Simon Stephens: ‘How Theatre will Outlive Netflix’

  • DATE

    28 June 2023

  • TIME

    4:30 pm to 5:30 pm

  • AGES

    All ages welcome

Simon Stephens’ inaugural lecture will not be a lecture.

In a way that is befitting to a dramatic writer it will take the form of a dialogue. He will be in conversation with the Dramaturg at the Royal Exchange Theatre Suzanne Bell. Simon has written for theatre for the last twenty five years. Suz and Simon will talk about his work. They will talk about his process and his work in Manchester in particular. This conversation will take place in the heart of the Manchester International Festival. It will address questions of recurring themes in his work, questions of holding both authenticity and curiosity in creativity, the complexities and contradictions within ‘lived experience’ and the nature of the imagination. At a time when theatre is reeling from the economic catastrophe of the Covid 19 pandemic, leading writers, actors, directors, designers and production artists are leaving the theatre in large numbers and there are urgent questions about the precarious future of new writing on our stages, Simon will address the possibility of taking an optimistic view of the future of the art form. He will be making the obvious and vital case that theatre will survive Netflix, evidencing how and why that survival will happen.
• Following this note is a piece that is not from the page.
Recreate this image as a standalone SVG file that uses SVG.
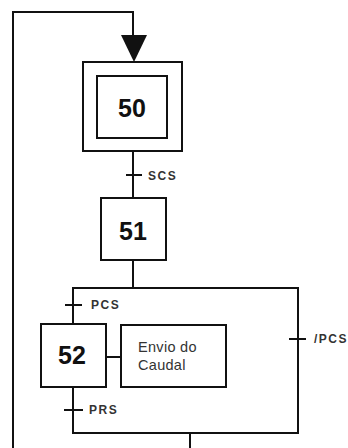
<svg xmlns="http://www.w3.org/2000/svg" width="348" height="448" viewBox="0 0 348 448">
<style>
.ln{fill:none;stroke:#111;stroke-width:2}
.bx{fill:#fff;stroke:#111;stroke-width:2}
.num{font-family:"Liberation Sans",Arial,sans-serif;font-weight:bold;font-size:25px;fill:#111;text-anchor:middle;dominant-baseline:central}
.lbl{font-family:"Liberation Sans",Arial,sans-serif;font-weight:bold;font-size:12px;fill:#333;dominant-baseline:central;letter-spacing:1.5px}
.act{font-family:"Liberation Sans",Arial,sans-serif;font-size:14.5px;fill:#333;letter-spacing:0.3px}
</style>
<rect width="348" height="448" fill="#fff"/>
<g id="connectors">
<polyline class="ln" points="13,448 13,12 133,12 133,40"/>
<polygon points="121,35 147,35 134,62" fill="#111"/>
<line class="ln" x1="133" y1="151" x2="133" y2="198"/>
<line class="ln" x1="126" y1="175" x2="142" y2="175"/>
<text class="lbl" x="148" y="176">SCS</text>
<line class="ln" x1="133" y1="260" x2="133" y2="288"/>
<polyline class="ln" points="73,324 73,288 298,288 298,433 73,433 73,387"/>
<line class="ln" x1="65" y1="305" x2="82" y2="305"/>
<text class="lbl" x="91" y="305">PCS</text>
<line class="ln" x1="64" y1="410" x2="83" y2="410"/>
<text class="lbl" x="89" y="410">PRS</text>
<line class="ln" x1="289" y1="339" x2="306" y2="339"/>
<text class="lbl" x="314" y="339">/PCS</text>
<line class="ln" x1="190" y1="433" x2="190" y2="448"/>
<line class="ln" x1="106" y1="357" x2="121" y2="357"/>
</g>
<g id="step50">
<rect class="bx" x="83" y="62" width="99" height="89"/>
<rect class="bx" x="97" y="76" width="70" height="62"/>
<text class="num" x="132" y="108">50</text>
</g>
<g id="step51">
<rect class="bx" x="101" y="198" width="65" height="62"/>
<text class="num" x="133" y="231">51</text>
</g>
<g id="step52">
<rect class="bx" x="41" y="324" width="65" height="63"/>
<text class="num" x="72" y="355">52</text>
</g>
<g id="action52">
<rect class="bx" x="121" y="325" width="105" height="62"/>
<text class="act" x="138" y="352">Envio do</text>
<text class="act" x="138" y="370">Caudal</text>
</g>
</svg>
For more than twenty years Simon Stephens work has been widely translated and produced throughout the world. He has won many Awards including Olivier and Tony Awards for new plays. His work ranges from the deeply political, considering such subjects such as the 7/7 London bombings (Pornography) or the possibility of school shootings in the UK (Punk Rock) to the intimate and personal (Heisenberg, Harper Regan). His adaptation of Jose Saramago’s Blindness was made into a light and sound installation that was produced internationally during the Covid 19 pandemic. His most famous play is his adaptation of Mark Haddon’s best-selling novel, The Curious Incident of the Dog in the Night-Time.

He has written new English language versions of masterpieces by Chekhov, Ibsen and Brecht, collaborated with the world’s leading theatre practitioners (Patrice Chereau, Ivo Van Hove, Marianne Elliott, Katie Mitchell) and produced original work throughout Europe, Asia, Australia and the Americas. He is under commission to the National Theatre in the UK, the Manhattan Theatre Club, the Schauspielhaus Stuttgart and Parco, Tokyo.

He has been Artistic Associate at the Lyric, Hammersmith and Associate Playwright at the Royal Court Theatre. He has taught playwriting workshops in five continents. He has presented four series of the celebrated Playwright’s Podcast from the Royal Court Theatre. He is a Professor at the Writing School of Manchester Metropolitan University.

He lives in East London with his wife, three children, their snake, gecko, three cats and a dog.